[Dataset entries]

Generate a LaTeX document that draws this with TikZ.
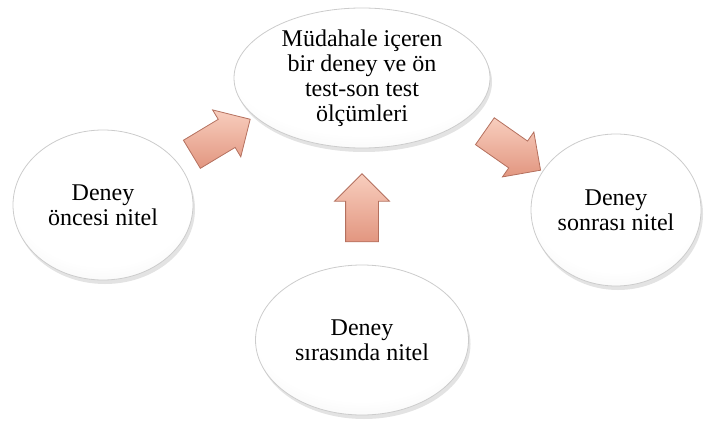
\documentclass[tikz,border=0pt]{standalone}
\usepackage{fontspec}
\setmainfont{Liberation Serif}
\usepackage{tikz}
\usetikzlibrary{positioning,shapes.geometric,shapes.arrows,shadows}
\definecolor{arrowlight}{RGB}{248,206,190}
\definecolor{arrowdark}{RGB}{226,150,128}
\definecolor{arrowedge}{RGB}{180,112,94}
\pgfdeclareradialshading{ovalshade}{\pgfpoint{0bp}{10bp}}{color(0bp)=(white);
  color(26bp)=(white); color(44bp)=(gray!18); color(60bp)=(gray!45)}

\begin{document}
\begin{tikzpicture}[node distance=60pt,on grid,
    oval/.style={ellipse,draw=gray!40,thin,inner sep=0pt,align=center,
      font=\fontsize{12}{12.5}\selectfont,shading=ovalshade,
      drop shadow={opacity=0.22,shadow xshift=1pt,shadow yshift=-2pt}},
    blockarrow/.style={single arrow,draw=arrowedge,thin,inner xsep=0pt,inner ysep=8pt,
      minimum height=34pt,single arrow head extend=5.5pt,
      top color=arrowlight,bottom color=arrowdark}]
    \useasboundingbox (0,0) rectangle (352pt,211.5pt);
    \node[oval,minimum width=128pt,minimum height=70pt] (main) at (181pt,172.5pt)
      {Müdahale içeren\\bir deney ve ön\\test-son test\\ölçümleri};
    \node[oval,minimum width=90pt,minimum height=75pt] (pre)
      [below left=63.5pt and 129.5pt of main] {Deney\\öncesi nitel};
    \node[oval,minimum width=85pt,minimum height=76pt] (post)
      [below right=66pt and 127pt of main] {Deney\\sonrası nitel};
    \node[oval,minimum width=106.5pt,minimum height=75pt] (during)
      [below=131pt of main] {Deney\\sırasında nitel};
    \node[blockarrow,rotate=31] (a1) [below left=31.5pt and 74pt of main] {};
    \node[blockarrow,rotate=-35] (a2) [below right=34pt and 72pt of main] {};
    \node[blockarrow,rotate=90] (a3) [above=62pt of during] {};
  \end{tikzpicture}
\end{document}
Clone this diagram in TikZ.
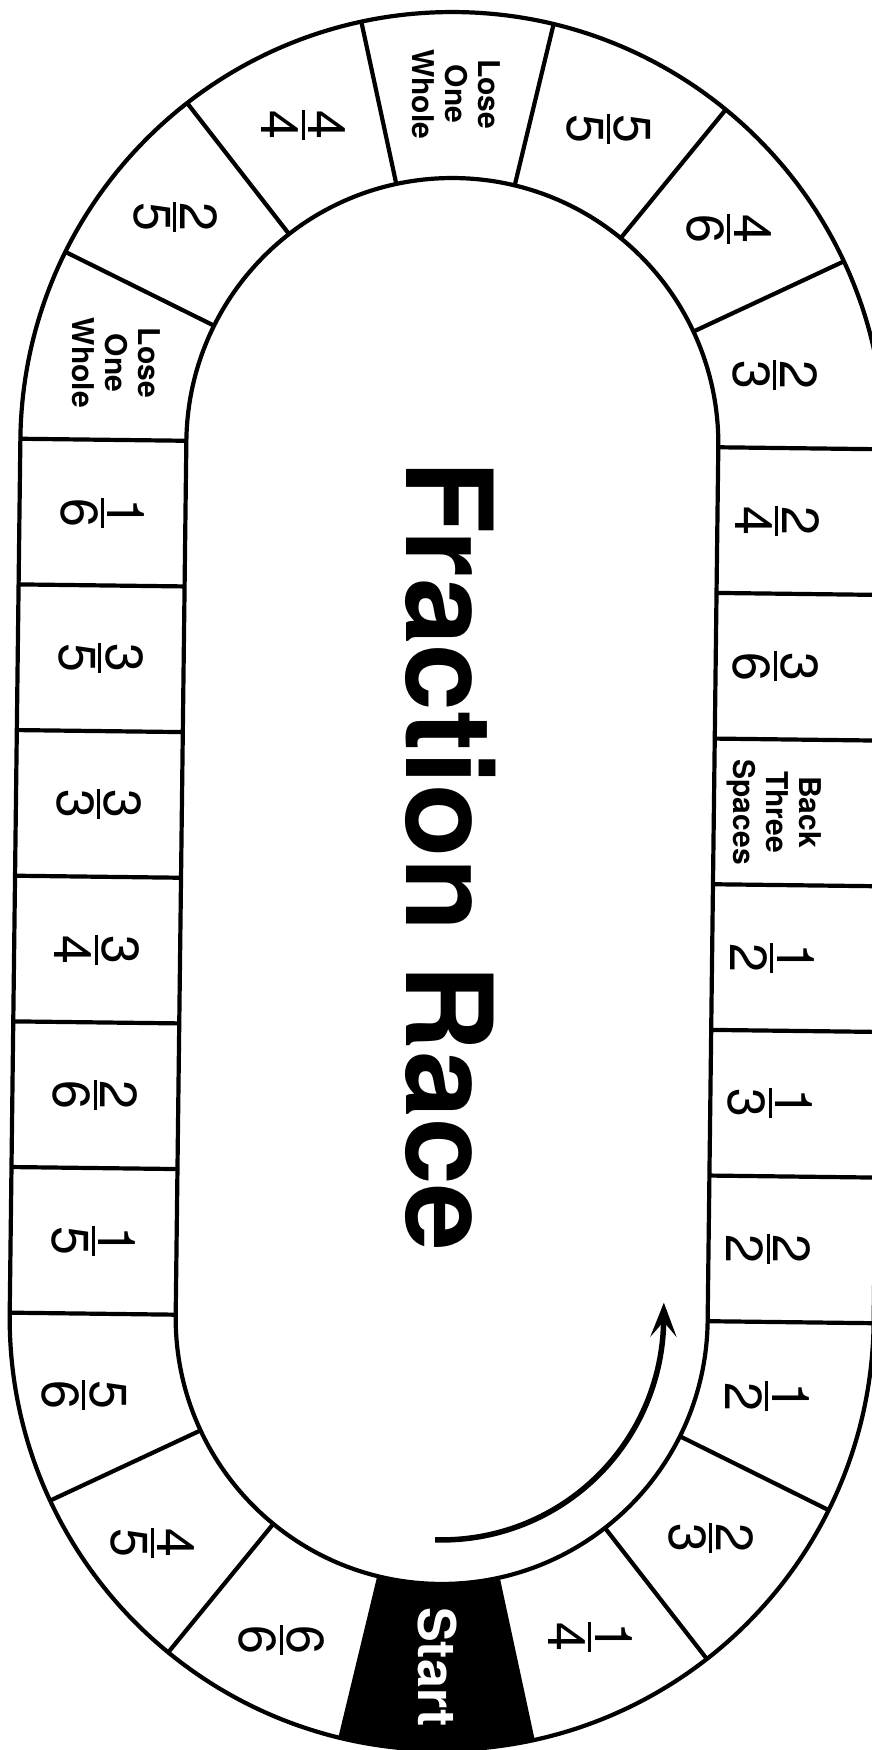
\documentclass[tikz,border=0pt]{standalone}
\usepackage{fontspec}
\setmainfont{TeX Gyre Heros}
\usetikzlibrary{arrows.meta}

\newcommand\fr[2]{\vbox{\hbox to 30pt{\hss#1\hss}\kern4pt\hrule height 3pt\kern3pt\hbox to 30pt{\hss#2\hss}}}

\begin{document}
\begin{tikzpicture}[x=1pt,y=1pt,line width=4.2pt,
  num/.style={rotate=-90,inner sep=0pt,font=\fontsize{52}{56}\selectfont},
  note/.style={rotate=-90,inner sep=0pt,align=center,font=\fontsize{30}{33}\selectfont\bfseries},
  ar/.style={-{Stealth[length=34pt,width=26pt,inset=15pt]},line width=5.5pt}]
\fill[white] (0,0) rectangle (872,1750);
\useasboundingbox (0,0) rectangle (872,1750);
\begin{scope}[rotate around={-0.7:(447,869)}]
% start square
\begin{scope}[shift={(447,432)}]
\fill (-77.14:266) arc[start angle=-77.14,end angle=-102.86,radius=266]
  -- (-102.86:432) arc[start angle=-102.86,end angle=-77.14,radius=432] -- cycle;
\end{scope}
% track
\draw (15,1306) -- (15,432) arc[start angle=180,end angle=360,radius=432]
  -- (879,1306) arc[start angle=0,end angle=180,radius=432] -- cycle;
\draw (181,1306) -- (181,432) arc[start angle=180,end angle=360,radius=266]
  -- (713,1306) arc[start angle=0,end angle=180,radius=266] -- cycle;
\foreach \k in {1,...,5}{
  \draw (15,1306-\k*145.67) -- (181,1306-\k*145.67);
  \draw (713,1306-\k*145.67) -- (879,1306-\k*145.67);}
\draw (15,1306) -- (181,1306) (713,1306) -- (879,1306);
\draw (15,432) -- (181,432) (713,432) -- (879,432);
\begin{scope}[shift={(447,1306)}]
\foreach \a in {25.71,51.43,77.14,102.86,128.57,154.29}
  \draw (\a:266) -- (\a:432);
\node[num] (t0) at (12.86:330) {\fr{2}{3}};
\node[num] (t1) at (38.57:350) {\fr{4}{6}};
\node[num] (t2) at (64.29:352) {\fr{5}{5}};
\node[note] (t3) at (90:350) {Lose\\One\\Whole};
\node[num] (t4) at (115.71:352) {\fr{4}{4}};
\node[num] (t5) at (141.43:358) {\fr{2}{5}};
\node[note] (t6) at (167.14:346) {Lose\\One\\Whole};
\end{scope}
\begin{scope}[shift={(447,432)}]
\foreach \a in {25.71,51.43,77.14,102.86,128.57,154.29}
  \draw (-\a:266) -- (-\a:432);
\node[num] (b0) at (-12.86:335) {\fr{1}{2}};
\node[num] (b1) at (-38.57:348) {\fr{2}{3}};
\node[num] (b2) at (-64.29:352) {\fr{1}{4}};
\node[rotate=-90,inner sep=0pt,text=white,font=\fontsize{52}{56}\selectfont\bfseries] (go) at (-90:349) {Start};
\node[num] (b4) at (-115.71:360) {\fr{6}{6}};
\node[num] (b5) at (-141.43:366) {\fr{4}{5}};
\node[num] (b6) at (-167.14:366) {\fr{5}{6}};
% direction of play
\coordinate (arA) at (-91:222);
\coordinate (arB) at (222,18);
\draw[ar] (arA) arc[start angle=-91,end angle=0,radius=222] -- (arB);
\end{scope}
% left side
\node[num] (l1) at (98,1233.2) {\fr{1}{6}};
\node[num] (l2) at (98,1087.5) {\fr{3}{5}};
\node[num] (l3) at (98,941.8) {\fr{3}{3}};
\node[num] (l4) at (98,796.2) {\fr{3}{4}};
\node[num] (l5) at (98,650.5) {\fr{2}{6}};
\node[num] (l6) at (98,504.8) {\fr{1}{5}};
% right side
\node[num] (r1) at (773,1233.2) {\fr{2}{4}};
\node[num] (r2) at (773,1087.5) {\fr{3}{6}};
\node[note] (r3) at (773,941.8) {Back\\Three\\Spaces};
\node[num] (r4) at (773,796.2) {\fr{1}{2}};
\node[num] (r5) at (773,650.5) {\fr{1}{3}};
\node[num] (r6) at (773,504.8) {\fr{2}{2}};
\node[rotate=-90,inner sep=0pt,font=\fontsize{120}{120}\selectfont\bfseries] (title) at (450,894) {Fraction Race};
\end{scope}
\end{tikzpicture}
\end{document}
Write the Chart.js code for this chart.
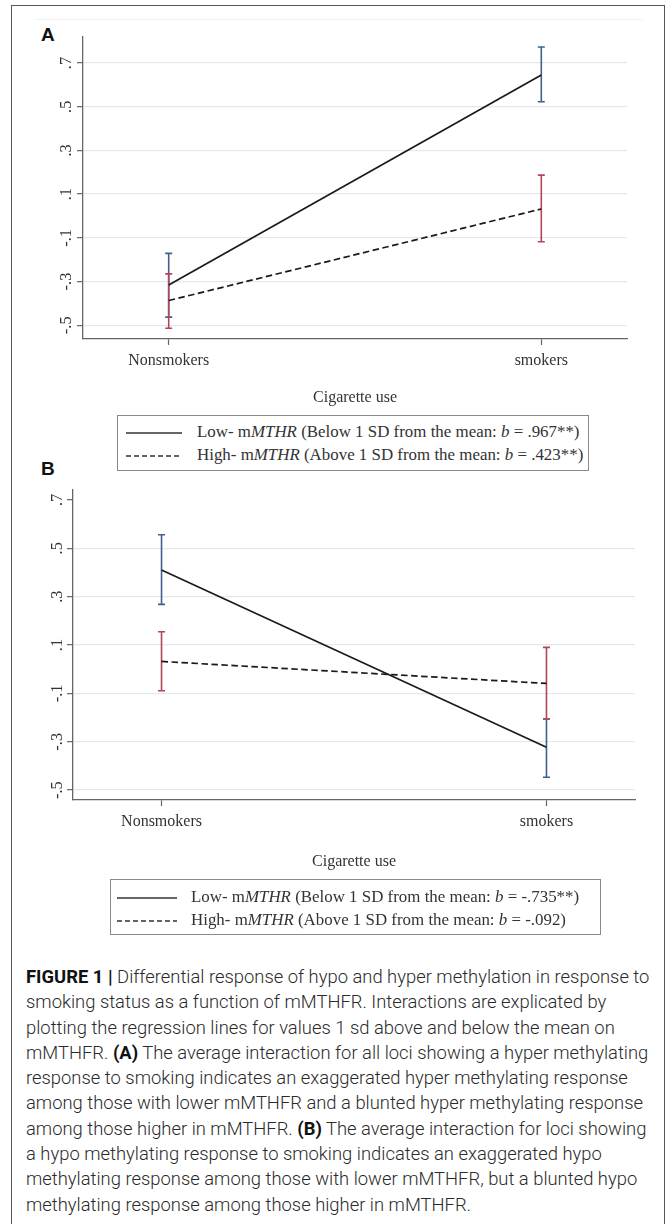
<!DOCTYPE html>
<html>
<head>
<meta charset="utf-8">
<script src="https://cdn.jsdelivr.net/npm/chart.js@4.4.1/dist/chart.umd.min.js"></script>
<style>
  body { margin: 0; background: #fff; width: 667px; height: 1224px; overflow: hidden; position: relative; }
  .frame { position: absolute; left: 11px; top: 5px; width: 652px; height: 1240px; border: 1.5px solid #555; }
  .topline { position: absolute; left: 36px; top: 19px; width: 607px; height: 1px; background: #f0f0f0; }
  .panel { position: absolute; left: 41px; font: bold 19px "Liberation Sans", Arial, sans-serif; line-height: 1; color: #111; }
  canvas { position: absolute; left: 0; }
  .legend { position: absolute; border: 1px solid #8a8a8a; font: 16.9px "Liberation Serif", "Times New Roman", serif; color: #333; }
  .legend .row { position: absolute; white-space: nowrap; line-height: 20px; }
  .legend svg { position: absolute; }
  .caption { position: absolute; left: 26px; top: 964px; font: 300 18.4px Roboto, "Liberation Sans", sans-serif; line-height: 25.3px; color: #2a2a2a; white-space: nowrap; }
  .caption b { font-weight: bold; color: #111; }
</style>
</head>
<body>
<div class="frame"></div>
<div class="topline"></div>

<div class="panel" style="top:25px">A</div>
<canvas id="chartA" width="667" height="410" style="top:0"></canvas>
<div class="legend" style="left:117px; top:415px; width:470px; height:54px">
  <svg style="left:8px; top:15px" width="58" height="4"><line x1="0" y1="2" x2="56" y2="2" stroke="#333" stroke-width="1.6"/></svg>
  <div class="row" style="left:79px; top:6px">Low- m<i>MTHR</i> (Below 1 SD from the mean: <i>b</i> = .967**)</div>
  <svg style="left:8px; top:38px" width="58" height="4"><line x1="0" y1="2" x2="56" y2="2" stroke="#333" stroke-width="1.6" stroke-dasharray="5,3"/></svg>
  <div class="row" style="left:79px; top:29px">High- m<i>MTHR</i> (Above 1 SD from the mean: <i>b</i> = .423**)</div>
</div>

<div class="panel" style="top:459px">B</div>
<canvas id="chartB" width="667" height="420" style="top:460px"></canvas>
<div class="legend" style="left:110px; top:879px; width:489px; height:54px">
  <svg style="left:6px; top:16px" width="62" height="4"><line x1="0" y1="2" x2="60" y2="2" stroke="#333" stroke-width="1.6"/></svg>
  <div class="row" style="left:80px; top:7px">Low- m<i>MTHR</i> (Below 1 SD from the mean: <i>b</i> = -.735**)</div>
  <svg style="left:6px; top:39px" width="62" height="4"><line x1="0" y1="2" x2="60" y2="2" stroke="#333" stroke-width="1.6" stroke-dasharray="5,3"/></svg>
  <div class="row" style="left:80px; top:30px">High- m<i>MTHR</i> (Above 1 SD from the mean: <i>b</i> = -.092)</div>
</div>

<div class="caption">
<b>FIGURE 1 |</b> Differential response of hypo and hyper methylation in response to<br>
smoking status as a function of mMTHFR. Interactions are explicated by<br>
plotting the regression lines for values 1 sd above and below the mean on<br>
mMTHFR. <b>(A)</b> The average interaction for all loci showing a hyper methylating<br>
response to smoking indicates an exaggerated hyper methylating response<br>
among those with lower mMTHFR and a blunted hyper methylating response<br>
among those higher in mMTHFR. <b>(B)</b> The average interaction for loci showing<br>
a hypo methylating response to smoking indicates an exaggerated hypo<br>
methylating response among those with lower mMTHFR, but a blunted hypo<br>
methylating response among those higher in mMTHFR.
</div>

<script>
// categorie e tick
var categories = ['Nonsmokers', 'smokers'];
var yTicks = [-0.5, -0.3, -0.1, 0.1, 0.3, 0.5, 0.7];
var yTickLabels = ['-.5', '-.3', '-.1', '.1', '.3', '.5', '.7'];

// pannello A (ipermetilazione)
var aLow = [-0.316, 0.645];
var aLowLo = [-0.463, 0.523];
var aLowHi = [-0.171, 0.773];
var aHigh = [-0.387, 0.032];
var aHighLo = [-0.514, -0.118];
var aHighHi = [-0.265, 0.187];

// pannello B (ipometilazione)
var bLow = [0.410, -0.323];
var bLowLo = [0.268, -0.447];
var bLowHi = [0.556, -0.206];
var bHigh = [0.032, -0.059];
var bHighLo = [-0.089, -0.206];
var bHighHi = [0.155, 0.090];

var BLUE = '#40608e';
var RED = '#b24659';
var SERIF = "'Liberation Serif', 'Times New Roman', serif";

// barre di errore disegnate con le scale del grafico
var errorBars = {
    id: 'errorBars',
    beforeDatasetsDraw: function(chart) {
        var ctx = chart.ctx;
        var x = chart.scales.x, y = chart.scales.y;
        chart.data.datasets.forEach(function(ds) {
            ctx.save();
            ctx.strokeStyle = ds.errColor;
            ctx.lineWidth = 1.6;
            ds.errLo.forEach(function(lo, i) {
                var px = x.getPixelForValue(i);
                var y1 = y.getPixelForValue(lo);
                var y2 = y.getPixelForValue(ds.errHi[i]);
                ctx.beginPath();
                ctx.moveTo(px, y1); ctx.lineTo(px, y2);
                ctx.moveTo(px - 3.5, y1); ctx.lineTo(px + 3.5, y1);
                ctx.moveTo(px - 3.5, y2); ctx.lineTo(px + 3.5, y2);
                ctx.stroke();
            });
            ctx.restore();
        });
    }
};

function toPoints(arr) {
    return arr.map(function(v, i) { return { x: i, y: v }; });
}

function makeChart(id, low, lowLo, lowHi, high, highLo, highHi, cfg) {
    return new Chart(document.getElementById(id), {
        type: 'line',
        data: {
            datasets: [{
                data: toPoints(low),
                borderColor: '#1a1a1a',
                borderWidth: 1.7,
                pointRadius: 0,
                errLo: lowLo, errHi: lowHi, errColor: BLUE
            }, {
                data: toPoints(high),
                borderColor: '#1a1a1a',
                borderWidth: 1.7,
                borderDash: [6.5, 3.5],
                pointRadius: 0,
                errLo: highLo, errHi: highHi, errColor: RED
            }]
        },
        options: {
            responsive: false,
            animation: false,
            devicePixelRatio: 1,
            layout: { padding: { left: cfg.padLeft, right: cfg.padRight, top: cfg.padTop, bottom: 0 } },
            plugins: { legend: { display: false }, tooltip: { enabled: false } },
            scales: {
                x: {
                    type: 'linear',
                    min: -0.23, max: 1.23,
                    afterBuildTicks: function(s) { s.ticks = categories.map(function(c, i) { return { value: i }; }); },
                    afterFit: function(s) { s.height = cfg.xHeight; },
                    ticks: {
                        callback: function(v) { return categories[v]; },
                        font: { family: SERIF, size: 16 },
                        color: '#333',
                        padding: 6,
                        maxRotation: 0
                    },
                    grid: { drawOnChartArea: false, tickLength: 6, tickColor: '#666', tickWidth: 1.2 },
                    border: { color: '#666', width: 1.3 },
                    title: {
                        display: true,
                        text: 'Cigarette use',
                        font: { family: SERIF, size: 16 },
                        color: '#333',
                        padding: { top: 0, bottom: cfg.titlePad }
                    }
                },
                y: {
                    min: cfg.yMin, max: cfg.yMax,
                    afterBuildTicks: function(s) { s.ticks = yTicks.map(function(v) { return { value: v }; }); },
                    afterFit: function(s) { s.width = 50; },
                    ticks: {
                        callback: function(v) { return yTickLabels[yTicks.indexOf(v)]; },
                        font: { family: SERIF, size: 16.5 },
                        color: '#333',
                        minRotation: 90, maxRotation: 90,
                        crossAlign: 'center',
                        padding: cfg.yPad
                    },
                    grid: {
                        color: function(c) {
                            if (c.tick && cfg.skipGrid.indexOf(c.tick.value) >= 0) return 'rgba(0,0,0,0)';
                            return '#e2e9ed';
                        },
                        lineWidth: 1.3,
                        tickLength: 6, tickColor: '#666', tickWidth: 1.2
                    },
                    border: { color: '#666', width: 1.3 }
                }
            }
        },
        plugins: [errorBars]
    });
}

makeChart('chartA', aLow, aLowLo, aLowHi, aHigh, aHighLo, aHighHi, {
    padLeft: 33, padRight: 40, padTop: 37, xHeight: 71, titlePad: 3,
    yMin: -0.563, yMax: 0.819, yPad: 1.5, skipGrid: []
});
makeChart('chartB', bLow, bLowLo, bLowHi, bHigh, bHighLo, bHighHi, {
    padLeft: 23, padRight: 32, padTop: 30, xHeight: 80, titlePad: 9,
    yMin: -0.541, yMax: 0.741, yPad: 0, skipGrid: [0.7]
});
</script>
</body>
</html>
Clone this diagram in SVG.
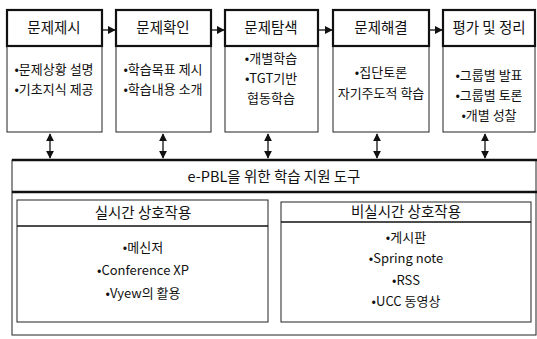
<svg xmlns="http://www.w3.org/2000/svg" width="537" height="339" viewBox="0 0 537 339">
<style>
text{font-family:"Noto Sans CJK KR","Liberation Sans",sans-serif;fill:#111;text-anchor:middle}
.h{font-size:14.5px}
.t{font-size:13px}
.head{fill:#fff;stroke:#111;stroke-width:2.2}
.body{fill:#fff;stroke:#222;stroke-width:1}
.ln{stroke:#111;stroke-width:1.3;fill:none}
.thick{stroke:#111;stroke-width:2.5;fill:none}
</style>
<defs>
<marker id="ah" viewBox="0 0 10 10" refX="9" refY="5" markerWidth="6" markerHeight="6" orient="auto-start-reverse"><path d="M0,0L10,5L0,10z" fill="#111"/></marker>
</defs>
<g id="step1">
<rect class="body" x="7" y="46" width="95" height="86"/>
<rect class="head" x="7" y="10" width="95" height="36"/>
<text class="h" x="54" y="33">문제제시</text>
<text class="t" x="54" y="74">•문제상황 설명</text>
<text class="t" x="54" y="94">•기초지식 제공</text>
</g>
<g id="step2">
<rect class="body" x="116" y="46" width="95" height="86"/>
<rect class="head" x="116" y="10" width="95" height="36"/>
<text class="h" x="163" y="33">문제확인</text>
<text class="t" x="163" y="74">•학습목표 제시</text>
<text class="t" x="163" y="94">•학습내용 소개</text>
</g>
<g id="step3">
<rect class="body" x="225" y="46" width="93" height="86"/>
<rect class="head" x="225" y="10" width="93" height="36"/>
<text class="h" x="271" y="33">문제탐색</text>
<text class="t" x="271" y="63">•개별학습</text>
<text class="t" x="271" y="83">•TGT기반</text>
<text class="t" x="271" y="103">협동학습</text>
</g>
<g id="step4">
<rect class="body" x="333" y="46" width="96" height="86"/>
<rect class="head" x="333" y="10" width="96" height="36"/>
<text class="h" x="381" y="33">문제해결</text>
<text class="t" x="381" y="77">•집단토론</text>
<text class="t" x="381" y="98">자기주도적 학습</text>
</g>
<g id="step5">
<rect class="body" x="443" y="46" width="92" height="86"/>
<rect class="head" x="443" y="10" width="92" height="36"/>
<text class="h" x="489" y="33">평가 및 정리</text>
<text class="t" x="489" y="80">•그룹별 발표</text>
<text class="t" x="489" y="100">•그룹별 토론</text>
<text class="t" x="489" y="120">•개별 성찰</text>
</g>
<g id="tools">
<rect class="body" x="12" y="160" width="524" height="175"/>
<line class="thick" x1="12" y1="160" x2="537" y2="160"/>
<line class="thick" x1="12" y1="192" x2="537" y2="192"/>
<text class="h" x="274" y="182">e-PBL을 위한 학습 지원 도구</text>
</g>
<g id="realtime">
<rect class="body" x="17" y="200" width="251" height="122"/>
<line class="ln" x1="17" y1="226" x2="268" y2="226" stroke-width="1"/>
<text class="h" x="143" y="218">실시간 상호작용</text>
<text class="t" x="143" y="252">•메신저</text>
<text class="t" x="143" y="275">•Conference XP</text>
<text class="t" x="143" y="298">•Vyew의 활용</text>
</g>
<g id="nonrealtime">
<rect class="body" x="281" y="202" width="250" height="120"/>
<line class="ln" x1="281" y1="222" x2="531" y2="222" stroke-width="1"/>
<text class="h" x="406" y="217">비실시간 상호작용</text>
<text class="t" x="406" y="242">•게시판</text>
<text class="t" x="406" y="263">•Spring note</text>
<text class="t" x="406" y="285">•RSS</text>
<text class="t" x="406" y="306">•UCC 동영상</text>
</g>
<g id="connectors">
<line class="ln" x1="103" y1="30" x2="115" y2="30" marker-end="url(#ah)"/>
<line class="ln" x1="212" y1="30" x2="224" y2="30" marker-end="url(#ah)"/>
<line class="ln" x1="319" y1="30" x2="332" y2="30" marker-end="url(#ah)"/>
<line class="ln" x1="430" y1="30" x2="442" y2="30" marker-end="url(#ah)"/>
<line class="ln" x1="50" y1="134" x2="50" y2="158" marker-start="url(#ah)" marker-end="url(#ah)"/>
<line class="ln" x1="163" y1="134" x2="163" y2="158" marker-start="url(#ah)" marker-end="url(#ah)"/>
<line class="ln" x1="268" y1="134" x2="268" y2="158" marker-start="url(#ah)" marker-end="url(#ah)"/>
<line class="ln" x1="377" y1="134" x2="377" y2="158" marker-start="url(#ah)" marker-end="url(#ah)"/>
<line class="ln" x1="485" y1="134" x2="485" y2="158" marker-start="url(#ah)" marker-end="url(#ah)"/>
</g>
</svg>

→ What this task involves: Take the lines above from the top of the records through the one with "height 3pt\kern3pt\hbox to" and repeat them exactly, without any pictures.

→ Written answer:
Generate a LaTeX document that draws this with TikZ.
\documentclass[tikz,border=0pt]{standalone}
\usepackage{fontspec}
\setmainfont{Liberation Serif}
\usepackage{tikz}
\usetikzlibrary{positioning,shapes.geometric,shapes.arrows,shadows}
\definecolor{arrowlight}{RGB}{248,206,190}
\definecolor{arrowdark}{RGB}{226,150,128}
\definecolor{arrowedge}{RGB}{180,112,94}
\pgfdeclareradialshading{ovalshade}{\pgfpoint{0bp}{10bp}}{color(0bp)=(white);
  color(26bp)=(white); color(44bp)=(gray!18); color(60bp)=(gray!45)}

\begin{document}
\begin{tikzpicture}[node distance=60pt,on grid,
    oval/.style={ellipse,draw=gray!40,thin,inner sep=0pt,align=center,
      font=\fontsize{12}{12.5}\selectfont,shading=ovalshade,
      drop shadow={opacity=0.22,shadow xshift=1pt,shadow yshift=-2pt}},
    blockarrow/.style={single arrow,draw=arrowedge,thin,inner xsep=0pt,inner ysep=8pt,
      minimum height=34pt,single arrow head extend=5.5pt,
      top color=arrowlight,bottom color=arrowdark}]
    \useasboundingbox (0,0) rectangle (352pt,211.5pt);
    \node[oval,minimum width=128pt,minimum height=70pt] (main) at (181pt,172.5pt)
      {Müdahale içeren\\bir deney ve ön\\test-son test\\ölçümleri};
    \node[oval,minimum width=90pt,minimum height=75pt] (pre)
      [below left=63.5pt and 129.5pt of main] {Deney\\öncesi nitel};
    \node[oval,minimum width=85pt,minimum height=76pt] (post)
      [below right=66pt and 127pt of main] {Deney\\sonrası nitel};
    \node[oval,minimum width=106.5pt,minimum height=75pt] (during)
      [below=131pt of main] {Deney\\sırasında nitel};
    \node[blockarrow,rotate=31] (a1) [below left=31.5pt and 74pt of main] {};
    \node[blockarrow,rotate=-35] (a2) [below right=34pt and 72pt of main] {};
    \node[blockarrow,rotate=90] (a3) [above=62pt of during] {};
  \end{tikzpicture}
\end{document}
Clone this diagram in TikZ.
\documentclass[tikz,border=0pt]{standalone}
\usepackage{fontspec}
\setmainfont{TeX Gyre Heros}
\usetikzlibrary{arrows.meta}

\newcommand\fr[2]{\vbox{\hbox to 30pt{\hss#1\hss}\kern4pt\hrule height 3pt\kern3pt\hbox to 30pt{\hss#2\hss}}}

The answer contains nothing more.